There are other Sunday School lessons I remember, especially the oft-told story of God’s rescuing the Israelite people from slavery in Egypt and bringing them safely through the Red Sea. The old flannel-graph lesson board always depicted the Red Sea waters piled twenty feet high like snowbanks in the Rocky Mountains. The portrayal was so very dramatic that those beholding the event would have to be startled, know that God alone had done it, and forever suspend their unbelief in the Holy One of Israel. Actually, the event appeared so very ordinary to the Egyptians that their annals record no more than that a relatively small group of slaves escaped during a storm and were never missed since they were never going to accommodate themselves to Egyptian ways in any case. Then what did happen? Something happened apart from which our civilization is unthinkable. Can you imagine our civilization without the Ten Commandments? Can you imagine public institutions or our social environment or our society’s “illumination by indirect lighting” in such areas as care for the marginalized or the value of the individual or the nature of the criminal justice system apart from what Israel has always called the “Ten Words”? And all of this from a handful of recalcitrant slaves so few in number and so despised in any case as never to be missed!

During the eleven years my father lived in Edmonton he visited the Fort Saskatchewan Penitentiary every Sunday afternoon in order to provide piano accompaniment at a service of worship and also to address the convicts.
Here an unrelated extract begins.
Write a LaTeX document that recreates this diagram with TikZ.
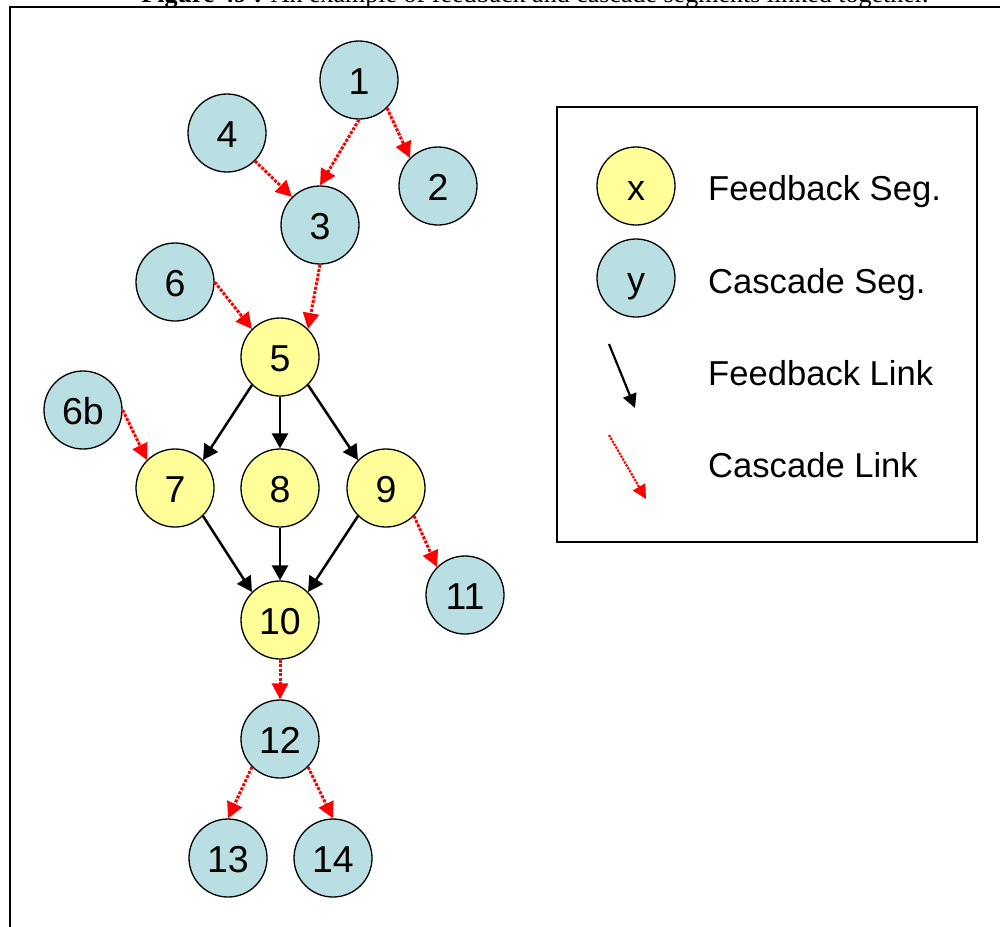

Years later when I was a temporarily frustrated clergyman I asked my dad if he had ever seen any fruit of his eleven-year sacrifice. “I didn’t do it because I expected to see fruit,” he corrected me, “I did it because it was right.” But of course there was fruit. (An ex-convict thanked him on an Edmonton streetcar in front of my mother.) And of course a vastly greater reward awaited him the day he was “sent home.”

Elijah came to know that there were far more than he once thought who had neither bowed their knee to Baal nor kissed him. (1 Kings 19:18)

“It isn’t the size of the dog in the fight, but the sizeā€¦.”